Developing Countries Can Help Restore the WTO’s Dispute Settlement System



Anabel González and Euijin Jung | Peterson Institute for International Economics

No nation or group of nations has more at stake in salvaging the rules-based multilateral trading system than the world’s big emerging-market economies: Brazil, Mexico, India, China, Korea, Thailand, and Indonesia, among others. Trade has fueled rapid economic growth in these countries, raising the standards of living of hundreds of millions of people there.

To defend their commercial interests and resolve inevitable trade conflicts, these countries have actively and successfully used the World Trade Organization’s (WTO) dispute settlement system. The question is whether they have enough economic or political clout to persuade the United States to cease and desist in its campaign to wreck a pillar of the rules-based trading system.

By refusing to fill vacancies in the WTO’s Appellate Body, the Trump administration has paralyzed the key component of the dispute settlement system. On December 10, 2019, the Appellate Body officially lacked the minimum number of judges (or members) to operate.

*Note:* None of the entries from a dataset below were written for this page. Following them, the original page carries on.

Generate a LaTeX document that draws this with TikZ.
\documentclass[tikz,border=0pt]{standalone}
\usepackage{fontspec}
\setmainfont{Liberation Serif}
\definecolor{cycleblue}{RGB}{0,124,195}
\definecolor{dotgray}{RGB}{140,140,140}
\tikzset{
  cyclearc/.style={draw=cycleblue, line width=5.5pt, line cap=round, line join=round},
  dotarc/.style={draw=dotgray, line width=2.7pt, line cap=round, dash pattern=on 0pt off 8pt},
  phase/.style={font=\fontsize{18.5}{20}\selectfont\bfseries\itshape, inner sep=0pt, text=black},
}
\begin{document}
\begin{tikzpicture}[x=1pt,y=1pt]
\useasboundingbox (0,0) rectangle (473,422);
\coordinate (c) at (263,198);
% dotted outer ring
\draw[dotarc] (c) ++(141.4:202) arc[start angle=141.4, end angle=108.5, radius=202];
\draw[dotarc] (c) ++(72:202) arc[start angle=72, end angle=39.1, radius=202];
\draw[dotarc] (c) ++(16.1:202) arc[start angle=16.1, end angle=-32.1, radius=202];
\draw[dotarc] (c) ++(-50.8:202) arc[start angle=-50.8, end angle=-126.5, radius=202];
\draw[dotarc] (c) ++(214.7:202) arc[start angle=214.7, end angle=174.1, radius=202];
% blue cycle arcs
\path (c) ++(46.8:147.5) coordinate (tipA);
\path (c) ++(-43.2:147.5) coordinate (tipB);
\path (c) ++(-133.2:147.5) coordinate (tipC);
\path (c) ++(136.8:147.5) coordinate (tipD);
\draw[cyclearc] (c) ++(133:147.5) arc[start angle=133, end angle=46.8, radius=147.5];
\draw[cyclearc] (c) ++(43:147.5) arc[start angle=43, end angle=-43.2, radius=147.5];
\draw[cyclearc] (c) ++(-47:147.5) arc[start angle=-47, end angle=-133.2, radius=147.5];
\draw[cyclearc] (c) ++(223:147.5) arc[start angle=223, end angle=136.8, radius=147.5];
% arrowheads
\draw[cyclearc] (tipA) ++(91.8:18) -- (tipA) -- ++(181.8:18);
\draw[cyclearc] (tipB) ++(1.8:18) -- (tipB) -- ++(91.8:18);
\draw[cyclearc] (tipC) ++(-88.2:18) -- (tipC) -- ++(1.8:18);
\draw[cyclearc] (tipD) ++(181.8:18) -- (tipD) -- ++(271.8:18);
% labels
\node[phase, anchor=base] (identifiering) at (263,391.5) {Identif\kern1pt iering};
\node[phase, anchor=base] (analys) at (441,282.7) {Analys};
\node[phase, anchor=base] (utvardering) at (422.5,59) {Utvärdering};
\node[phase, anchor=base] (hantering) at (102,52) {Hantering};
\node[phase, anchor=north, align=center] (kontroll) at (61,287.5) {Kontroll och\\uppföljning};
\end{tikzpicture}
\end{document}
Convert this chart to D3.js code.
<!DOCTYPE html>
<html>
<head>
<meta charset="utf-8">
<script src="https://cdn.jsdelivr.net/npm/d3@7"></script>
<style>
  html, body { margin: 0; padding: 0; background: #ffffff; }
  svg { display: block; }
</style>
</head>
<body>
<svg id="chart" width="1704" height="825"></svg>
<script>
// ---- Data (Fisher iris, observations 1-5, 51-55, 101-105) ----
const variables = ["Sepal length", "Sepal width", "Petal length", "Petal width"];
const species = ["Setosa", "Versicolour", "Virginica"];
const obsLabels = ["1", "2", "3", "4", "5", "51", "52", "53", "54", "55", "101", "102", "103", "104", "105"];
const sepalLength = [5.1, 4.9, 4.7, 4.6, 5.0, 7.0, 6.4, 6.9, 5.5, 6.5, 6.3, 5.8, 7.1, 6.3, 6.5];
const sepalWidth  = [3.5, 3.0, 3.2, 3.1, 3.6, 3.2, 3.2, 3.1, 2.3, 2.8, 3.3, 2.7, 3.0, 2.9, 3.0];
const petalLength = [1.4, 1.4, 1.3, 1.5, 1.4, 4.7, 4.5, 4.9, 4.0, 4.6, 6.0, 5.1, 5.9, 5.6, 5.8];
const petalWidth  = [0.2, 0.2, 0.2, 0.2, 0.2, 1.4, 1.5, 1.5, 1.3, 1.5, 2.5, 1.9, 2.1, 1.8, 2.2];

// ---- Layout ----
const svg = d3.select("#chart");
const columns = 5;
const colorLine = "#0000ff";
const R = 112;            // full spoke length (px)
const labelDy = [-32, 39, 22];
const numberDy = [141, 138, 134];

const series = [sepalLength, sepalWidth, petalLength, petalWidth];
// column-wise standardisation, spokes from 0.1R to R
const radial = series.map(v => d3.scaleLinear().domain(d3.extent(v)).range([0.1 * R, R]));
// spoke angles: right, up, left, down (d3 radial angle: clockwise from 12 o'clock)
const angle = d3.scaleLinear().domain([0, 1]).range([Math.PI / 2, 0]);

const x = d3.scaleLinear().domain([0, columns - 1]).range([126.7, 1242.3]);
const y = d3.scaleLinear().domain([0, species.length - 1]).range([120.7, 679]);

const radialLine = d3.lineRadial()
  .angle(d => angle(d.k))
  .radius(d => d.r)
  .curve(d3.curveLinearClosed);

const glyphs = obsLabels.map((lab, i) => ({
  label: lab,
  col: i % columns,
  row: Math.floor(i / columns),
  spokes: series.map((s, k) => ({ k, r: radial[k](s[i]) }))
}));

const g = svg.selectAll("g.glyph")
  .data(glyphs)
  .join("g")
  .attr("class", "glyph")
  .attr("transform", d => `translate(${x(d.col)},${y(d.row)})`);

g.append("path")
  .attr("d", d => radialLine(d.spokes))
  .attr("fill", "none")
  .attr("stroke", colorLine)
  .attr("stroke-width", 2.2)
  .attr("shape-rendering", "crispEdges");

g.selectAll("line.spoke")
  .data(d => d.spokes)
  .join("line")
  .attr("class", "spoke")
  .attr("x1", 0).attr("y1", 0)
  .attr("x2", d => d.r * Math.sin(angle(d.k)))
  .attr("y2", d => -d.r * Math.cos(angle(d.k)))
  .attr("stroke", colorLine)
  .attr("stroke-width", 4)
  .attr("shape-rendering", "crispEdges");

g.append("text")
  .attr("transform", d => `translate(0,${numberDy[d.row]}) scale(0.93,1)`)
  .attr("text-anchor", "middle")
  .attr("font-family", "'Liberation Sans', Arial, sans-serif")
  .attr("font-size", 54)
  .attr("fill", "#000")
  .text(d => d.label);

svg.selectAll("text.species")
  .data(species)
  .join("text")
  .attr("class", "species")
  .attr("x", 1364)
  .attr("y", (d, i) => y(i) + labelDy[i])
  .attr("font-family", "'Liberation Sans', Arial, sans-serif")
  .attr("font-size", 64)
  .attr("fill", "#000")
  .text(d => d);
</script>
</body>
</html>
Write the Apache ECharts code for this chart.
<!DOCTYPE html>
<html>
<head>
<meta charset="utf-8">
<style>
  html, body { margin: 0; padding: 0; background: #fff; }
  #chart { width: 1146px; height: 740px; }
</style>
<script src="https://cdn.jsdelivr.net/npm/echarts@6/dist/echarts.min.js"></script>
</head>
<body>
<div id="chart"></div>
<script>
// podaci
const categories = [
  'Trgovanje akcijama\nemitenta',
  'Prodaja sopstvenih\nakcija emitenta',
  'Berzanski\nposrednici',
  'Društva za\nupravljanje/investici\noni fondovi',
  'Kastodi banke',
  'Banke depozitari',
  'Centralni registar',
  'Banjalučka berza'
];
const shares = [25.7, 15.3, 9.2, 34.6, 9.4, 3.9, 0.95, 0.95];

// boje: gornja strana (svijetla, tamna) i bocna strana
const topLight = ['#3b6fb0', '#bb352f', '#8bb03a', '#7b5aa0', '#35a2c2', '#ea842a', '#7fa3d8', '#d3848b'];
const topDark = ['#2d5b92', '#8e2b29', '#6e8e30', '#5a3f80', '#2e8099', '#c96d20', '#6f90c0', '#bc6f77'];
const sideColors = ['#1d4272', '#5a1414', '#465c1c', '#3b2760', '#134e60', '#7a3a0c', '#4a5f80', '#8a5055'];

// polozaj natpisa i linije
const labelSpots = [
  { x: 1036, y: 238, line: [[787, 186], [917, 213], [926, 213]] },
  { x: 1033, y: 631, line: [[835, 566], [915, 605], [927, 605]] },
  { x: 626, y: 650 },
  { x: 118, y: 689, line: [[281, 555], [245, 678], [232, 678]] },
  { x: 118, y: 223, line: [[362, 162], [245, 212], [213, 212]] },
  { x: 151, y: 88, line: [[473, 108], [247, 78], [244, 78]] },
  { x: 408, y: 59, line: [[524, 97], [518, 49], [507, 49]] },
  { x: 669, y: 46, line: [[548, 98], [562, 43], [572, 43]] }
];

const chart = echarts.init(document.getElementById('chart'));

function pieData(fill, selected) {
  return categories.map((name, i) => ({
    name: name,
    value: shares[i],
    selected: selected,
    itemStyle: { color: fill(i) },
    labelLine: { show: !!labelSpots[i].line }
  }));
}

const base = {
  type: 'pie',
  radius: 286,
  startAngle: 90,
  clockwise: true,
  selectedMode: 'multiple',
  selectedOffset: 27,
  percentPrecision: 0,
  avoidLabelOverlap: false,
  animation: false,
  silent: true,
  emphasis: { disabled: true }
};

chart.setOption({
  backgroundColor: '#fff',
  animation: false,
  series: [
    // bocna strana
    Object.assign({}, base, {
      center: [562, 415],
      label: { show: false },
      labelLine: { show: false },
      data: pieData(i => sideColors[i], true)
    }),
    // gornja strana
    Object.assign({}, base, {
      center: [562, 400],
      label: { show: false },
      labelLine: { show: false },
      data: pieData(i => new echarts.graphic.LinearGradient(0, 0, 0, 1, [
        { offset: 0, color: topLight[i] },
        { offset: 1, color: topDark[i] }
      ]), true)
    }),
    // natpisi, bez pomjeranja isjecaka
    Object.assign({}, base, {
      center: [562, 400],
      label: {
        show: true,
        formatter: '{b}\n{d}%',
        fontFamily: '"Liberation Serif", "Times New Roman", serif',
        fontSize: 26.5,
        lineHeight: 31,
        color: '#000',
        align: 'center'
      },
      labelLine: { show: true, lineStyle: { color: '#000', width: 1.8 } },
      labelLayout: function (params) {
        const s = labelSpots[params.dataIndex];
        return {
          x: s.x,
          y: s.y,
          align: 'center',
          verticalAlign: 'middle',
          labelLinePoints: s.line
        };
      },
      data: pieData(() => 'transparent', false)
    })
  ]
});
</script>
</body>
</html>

As a result, any disputes that are appealed would remain in legal limbo, effectively allowing the losing parties to block adoption of panel rulings and rendering the mechanism inoperative. Several WTO members are exploring interim appellate review mechanisms; while important to mitigate the damage, they do not aim to resurrect the Appellate Body. With the world trading system back to being a power-based arrangement, trade disputes risk turning into small and not so small trade wars.

An effective dispute adjudication and enforcement mechanism is critical for big emerging-market economies to secure market access for their exports. The mechanism is also designed to protect third parties against any settlements between disputing countries that potentially discriminate against these third countries.

Likewise, the system shields trade policymakers in emerging-market economies against domestic protectionist pressures, which prevent their integration into the world economy. Most important, effective enforcement fosters sound rules and good policies, which encourage investment and economic growth across the world, in turn enabling a business environment conducive for firms to invest and trade to thrive.

The Appellate Body crisis is not of the emerging-market economies’ making, but they may hold a key to unlock it. The Trump administration has also focused its ire on a longstanding practice of giving these economies latitude to seek “special and differential treatment” in trade negotiations because of their developing-country status (González 2019).

Thus the largest emerging-market economies, which have a significant stake in preserving a two-step, rules-based mechanism for resolving trade disputes, could play a role in driving a potential bargain to save the appeals mechanism. They could unite to give up that special status in return for a US commitment to end its boycott of the nomination of Appellate Body members.

Because the dispute is more about the nature and function of the Appellate Body, this proposal may be a long shot. More may be required to address US concerns; the timing may not be right. Also, for such a deal to work, the United States must seriously engage. On the contrary, recent moves to cap the compensation of Appellate Body members and to block decisions on pending appeals have further complicated the discussions.

Washington appears ready to return to the pre-WTO days, when any one member could unilaterally block the establishment and adoption of panels. But the United States may also be looking for a deal. Emerging-market economies could enter the fray to get a negotiation going.


Developing countries have become important actors in global trade, especially since 2000. Their goods exports have grown four-fold, from $2,239 billion in 2000 to $8,477 billion in 2017, with their share in world goods trade increasing from 34.7 to 47.8 percent in the same period.

Rapid trade growth has helped bring unprecedented prosperity across the world, with the expansion of global value chains facilitating the integration of developing countries into the world economy and helping a billion people move out of poverty. By driving consumption and domestic demand, the emerging middle class has contributed to economic progress worldwide.

This remarkable performance has been driven mostly by China, which accounts for about a third of that growth, and by 14 other developing economies: Korea, Hong Kong, Mexico, Singapore, United Arab Emirates, India, Thailand, Saudi Arabia, Malaysia, Brazil, Vietnam, Indonesia, Turkey, and South Africa.

The cumulative exports of these 15 economies have grown from $1,458.1 billion in 2000 to $6,306 billion in 2017. With 35.6 percent of global merchandise exports in 2017, up from 22.6 percent in 2000, these 15 economies account for some three-quarters of goods exports of all developing countries.

The data in table 1 also show the importance of the 15 largest developing economies in global trade. In 2000 merchandise exports of these 15 economies amounted to 60 percent of EU merchandise exports and 187 percent of US merchandise exports; by 2017 their share in world goods exports at 35.6 percent was slightly higher than that of the European Union (33.3 percent) and four times larger than that of the United States (8.7 percent).

With such remarkable trade performance comes increased potential for trade conflict, which has enhanced the stake of these 15 largest developing economies in the preservation of a well-functioning dispute settlement system, including its effectiveness as a mechanism for advancing and defending their commercial interests.